6.10 PUBLICITY. The Company and the Purchasers shall consult with
each other in issuing any press releases or otherwise making public
statements with respect to the transactions contemplated hereby and neither
party shall issue any such press release or otherwise make any such public
statement without the prior written consent of the other, which consent shall
not be unreasonably withheld or delayed, except that no prior consent shall
be required if such disclosure is required by law, in which such case the
disclosing party shall provide the other party with prior notice of such
public statement. The Company shall not publicly or otherwise disclose the
names of any of the Purchasers without each such Purchaser's prior written
consent. The Purchasers and their affiliated companies shall, without
further cost, have the right to use in its advertising, marketing or other
similar materials all or parts of the Company's press releases that focus on
the Transaction forming the subject matter of this Agreement or which make
reference to the Transaction. The Purchasers understand that this grant by
the Company only waives objections that the Company might have to the use of
such materials by the Purchasers and in no way constitutes a representation
by the Company that references in such materials to the activities of
third-parties have been cleared or constitute a fair use.

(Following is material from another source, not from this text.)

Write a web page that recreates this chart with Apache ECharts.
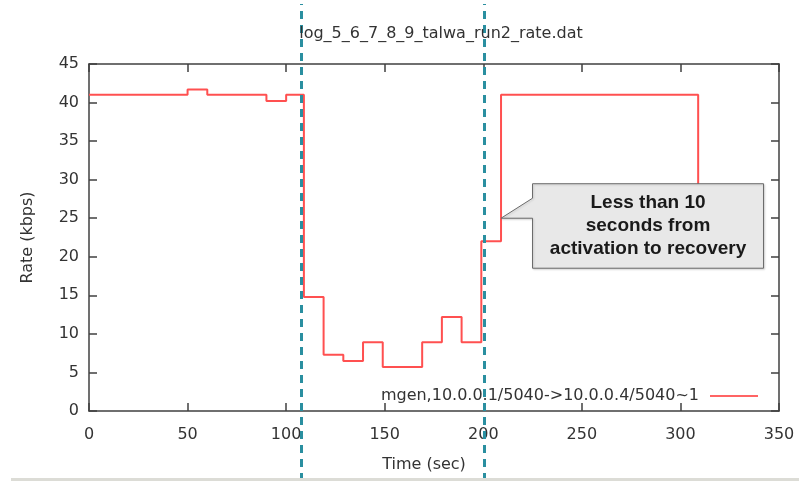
<!DOCTYPE html>
<html>
<head>
<meta charset="utf-8">
<script src="https://cdn.jsdelivr.net/npm/echarts@6/dist/echarts.min.js"></script>
<style>
html,body{margin:0;padding:0;background:#fff;}
#main{width:799px;height:481px;}
</style>
</head>
<body>
<div id="main"></div>
<script>
// ---- data ----
const chartTitle = 'log_5_6_7_8_9_talwa_run2_rate.dat';
const seriesName = 'mgen,10.0.0.1/5040->10.0.0.4/5040~1';
const times = [0, 10, 20, 30, 40, 50, 60, 70, 80, 90, 100, 109, 119, 129, 139, 149, 159, 169, 179, 189, 199, 209, 219, 229, 239, 249, 259, 269, 279, 289, 299, 309];
const rates = [41, 41, 41, 41, 41, 41.7, 41, 41, 41, 40.2, 41, 14.8, 7.3, 6.5, 8.9, 5.7, 5.7, 8.9, 12.2, 8.9, 22, 41, 41, 41, 41, 41, 41, 41, 41, 41, 41, 24];
const markerTimes = [107.5, 200.5];          // activation / recovery markers
const xTicks = { min: 0, max: 350, interval: 50 };
const yTicks = { min: 0, max: 45, interval: 5 };
const calloutAnchor = [209, 25];
const calloutText = ['Less than 10', 'seconds from', 'activation to recovery'];

const FONT = 'DejaVu Sans';
const AX = '#404040';
const TXT = '#333';

const chart = echarts.init(document.getElementById('main'), null, { renderer: 'canvas' });

const baseAxisLine = { show: true, onZero: false, lineStyle: { color: AX, width: 1.5 } };
const baseTick = { show: true, inside: true, length: 8, lineStyle: { color: AX, width: 1.5 } };

const option = {
  animation: false,
  backgroundColor: '#fff',
  title: {
    text: chartTitle, left: 436, top: 21, textAlign: 'center',
    textStyle: { fontFamily: FONT, fontSize: 16, fontWeight: 'normal', color: TXT }
  },
  grid: [
    { left: 89, right: 20, top: 64, bottom: 70 },
    { left: 89, right: 20, top: 4, bottom: 0 }
  ],
  legend: {
    data: [seriesName], right: 36, top: 383, align: 'right',
    icon: 'rect', itemWidth: 48, itemHeight: 1.5, itemGap: 0,
    textStyle: { fontFamily: FONT, fontSize: 16, color: TXT, padding: [0, 6, 0, 0] }
  },
  xAxis: [
    {
      gridIndex: 0, type: 'value', position: 'bottom', min: xTicks.min, max: xTicks.max, interval: xTicks.interval,
      axisLine: baseAxisLine, axisTick: baseTick, splitLine: { show: false },
      axisLabel: { fontFamily: FONT, fontSize: 16, color: TXT, margin: 16 },
      name: 'Time (sec)', nameLocation: 'middle', nameGap: 46,
      nameTextStyle: { fontFamily: FONT, fontSize: 16, color: TXT, padding: [0, 20, 0, 0] }
    },
    {
      gridIndex: 0, type: 'value', position: 'top', min: xTicks.min, max: xTicks.max, interval: xTicks.interval,
      axisLine: baseAxisLine, axisTick: baseTick, splitLine: { show: false }, axisLabel: { show: false }
    },
    { gridIndex: 1, type: 'value', min: xTicks.min, max: xTicks.max, show: false }
  ],
  yAxis: [
    {
      gridIndex: 0, type: 'value', position: 'left', min: yTicks.min, max: yTicks.max, interval: yTicks.interval,
      axisLine: baseAxisLine, axisTick: baseTick, splitLine: { show: false },
      axisLabel: { fontFamily: FONT, fontSize: 16, color: TXT, margin: 10 },
      name: 'Rate (kbps)', nameLocation: 'middle', nameGap: 53,
      nameTextStyle: { fontFamily: FONT, fontSize: 16, color: TXT }
    },
    {
      gridIndex: 0, type: 'value', position: 'right', min: yTicks.min, max: yTicks.max, interval: yTicks.interval,
      axisLine: baseAxisLine, axisTick: baseTick, splitLine: { show: false }, axisLabel: { show: false }
    },
    { gridIndex: 1, type: 'value', min: 0, max: 1, show: false }
  ],
  series: [
    {
      name: seriesName, type: 'line', step: 'end', xAxisIndex: 0, yAxisIndex: 0,
      data: times.map((t, i) => [t, rates[i]]),
      showSymbol: false, symbol: 'none',
      lineStyle: { color: '#ff5050', width: 2 },
      itemStyle: { color: '#ff3030' },
      z: 3
    },
    {
      name: 'markers', type: 'line', xAxisIndex: 2, yAxisIndex: 2, data: [], silent: true,
      z: 5,
      markLine: {
        silent: true, symbol: 'none', animation: false,
        label: { show: false },
        lineStyle: { color: '#2a8fa0', width: 3, type: [8, 6] },
        data: markerTimes.map(t => ({ xAxis: t }))
      }
    }
  ]
};
chart.setOption(option);

// callout anchored at a data point through the chart's own scales
const tip = chart.convertToPixel({ xAxisIndex: 0, yAxisIndex: 0 }, calloutAnchor);
const bx0 = tip[0] + 31.5, bx1 = tip[0] + 262.5, by0 = tip[1] - 34.5, by1 = tip[1] + 50;
const tailTop = tip[1] - 20;
chart.setOption({
  graphic: [
    {
      type: 'polygon', z: 20,
      shape: { points: [[bx0, by0], [bx1, by0], [bx1, by1], [bx0, by1], [bx0, tip[1]], tip, [bx0, tailTop]] },
      style: { fill: '#e8e8e8', stroke: '#6a6a6a', lineWidth: 1, shadowBlur: 2, shadowColor: 'rgba(0,0,0,0.15)', shadowOffsetX: 1, shadowOffsetY: 1 }
    },
    {
      type: 'text', z: 21,
      x: (bx0 + bx1) / 2, y: (by0 + by1) / 2,
      style: {
        text: calloutText.join('\n'), align: 'center', verticalAlign: 'middle',
        font: 'bold 19px "Liberation Sans", Arial, sans-serif', lineHeight: 23, fill: '#1a1a1a'
      }
    },
    {
      type: 'rect', z: 30, left: 11, bottom: 0,
      shape: { width: 788, height: 3 },
      style: { fill: '#dcdcd6' }
    }
  ]
});
</script>
</body>
</html>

6.11 SEVERABILITY. In case any one or more of the provisions of
this Agreement shall be invalid or unenforceable in any respect, the validity
and enforceability of the remaining terms and provisions of this Agreement
shall not in any way be affected or impaired thereby and the parties will
attempt to agree upon a valid and enforceable provision which shall be a
reasonable substitute therefor, and upon so agreeing, shall incorporate such
substitute provision in this Agreement.
6.12 REMEDIES. In addition to being entitled to exercise all rights
provided herein or granted by law, including recovery of damages, the
Purchasers will be entitled to specific performance of the obligations of the
Company under this Agreement or the Transaction Documents without the showing
of economic loss and without any bond or other security being required. Each
of the Company and the Purchasers (severally and not jointly) agree that
monetary damages would not be adequate compensation for any loss incurred by
reason of any breach of its obligations described in the foregoing sentence
and hereby agree to waive in any action for specific performance of any such
obligation the defense that a remedy at law would be adequate.
28
6.13 INDEPENDENT NATURE OF PURCHASERS' OBLIGATIONS AND RIGHTS. The
obligations of each Purchaser hereunder is several and not joint with the
obligations of the other Purchasers hereunder, and no Purchaser shall be
responsible in any way for the performance of the obligations of any other
Purchaser hereunder. Nothing contained herein or in any other agreement or
document delivered at any closing, and no action taken by any Purchaser
pursuant hereto or thereto, shall be deemed to constitute the Purchasers as a
partnership, an association, a joint venture or any other kind of entity, or
create a presumption that the Purchasers are in any way acting in concert
with respect to such obligations or the transactions contemplated by this
Agreement. Each Purchaser shall be entitled to protect and enforce its
rights, including without limitation the rights arising out of this Agreement
or out of the Transaction Documents, and it shall not be necessary for any
other Purchaser to be joined as an additional party in any proceeding for
such purpose.
6.14 PAYMENT SET ASIDE. To the extent that the Company makes a
payment or payments to the Purchasers hereunder or pursuant to the
Transaction Documents or the Purchasers enforce or exercise their rights
hereunder or thereunder, and such payment or payments or the proceeds of such
enforcement or exercise or any part thereof are subsequently invalidated,
declared fraudulent or preferential, set aside, recovered from, disgorged by
or are required to be refunded, repaid or otherwise restored to the Company,
a trustee, receiver or any other Person under any law (including, without
limitation, any bankruptcy law, state or federal law, common law or equitable
cause of action), then to the extent of any such restoration the obligation
or part thereof originally intended to be satisfied shall be revived and
continued in full force and effect as if such payment had not been made or
such enforcement or setoff had not occurred.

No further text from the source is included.